Long unavailable, Isamu Noguchi's Rocking Stool (below) and Biomorphic Sofa and Ottoman (above) are being put back into production by the Vitra Design Museum.
Bottom, Thomas Dix; top, courtesy Vitra Design Museum
Offsite:
Isamu Noguchi Garden Museum Store, www.noguchi.org/shop.html
Remember the populist ideal behind Modernist furniture that said good design should be within the reach of the masses? In 1998, when he became director of merchandising at the Isamu Noguchi Foundation, in Long Island City, Queens, Douglas De Nicola set out to revive this ideal, long lost in the midcentury Modern feeding frenzy. He had a personal stake in wanting Noguchi pieces to be affordable, as the designer had originally intended: like many, he had fallen in love with Noguchi's Akari light sculptures--but had been burned by the unexpectedly high prices.

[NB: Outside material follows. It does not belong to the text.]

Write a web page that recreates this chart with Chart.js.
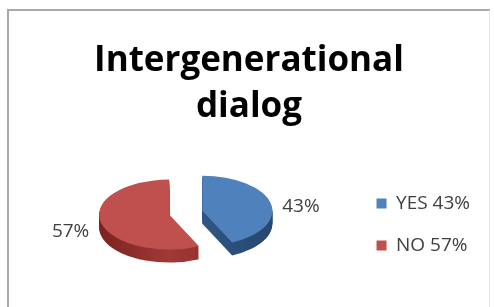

De Nicola began his quiet revolution by lowering the prices of Akari lamps as much as 20 percent. "I wanted them to be under $100, so different sorts of people could buy them," he says. "We have made up in volume what we might have lost in profit margin." Flush with this success, De Nicola tried a similar strategy with Noguchi's furniture. Although the sculptor designed the most recognizable coffee table in existence, many of his other designs were out of production or had never been produced at all. But De Nicola realized that because they are so clean and simple, they could be manufactured according to Noguchi's specs at relatively reasonable prices.

Two years ago De Nicola established a manufacturing partnership with the Vitra Design Museum of Germany, which had curated a traveling Noguchi exhibit. Last spring they revived Noguchi's long unavailable Rocking Stools ($450 and $500), originally marketed as companions to Harry Bertoia's Children's Chair. Meanwhile, De Nicola convinced Knoll to put the Cyclone Table--a larger flat-topped version of the stool--back into production in three sizes (from $1,200 for a side table to $2,100 for a 42-inch dining table). Vitra also began manufacturing a never produced piece that was Noguchi's last furniture design: a small prismatic aluminum table ($230) he created in 1957 as a promotion for the Alcoa company. All of these pieces are available through the Noguchi Museum and the Museum of Modern Art.

This fall the crusade to bring Noguchi back to the people unveils its most dramatic effort: the Biomorphic Sofa. Noguchi's only sofa was designed in 1948 for Herman Miller, which manufactured just a handful of them. Nearly ten feet long, it's a free-form wool-upholstered piece with a seat that vaguely resembles an elongated eggplant. An original sold at auction this past May for $250,000. The new version--being made in Italy very close to the original specs--will sell for $5,500 ($1,500 for the huge matching ottoman). "We're not sacrificing any quality," De Nicola says. "We thought it would be ideally suited not only for residential use, but for reception areas at hotels." The Rudder Table, a set of never produced flatware, and two Akari lamps not previously sold in the United States will round out the fall offerings.

Meanwhile, Herman Miller has held on to copyrights for the famous 1944 coffee table. In 1984 it became available in the retail market for the first time. Last year the company established a suggested retail price of $1,000, reining it in from the $1,200 or more that dealers charged. Ray Kennedy, director of Herman Miller for the Home, insists that most Modernist pieces are expensive because they're expensive to make. But he admits that as a result of the new strategy "there's been a dramatic increase in the number of [tables] we've sold."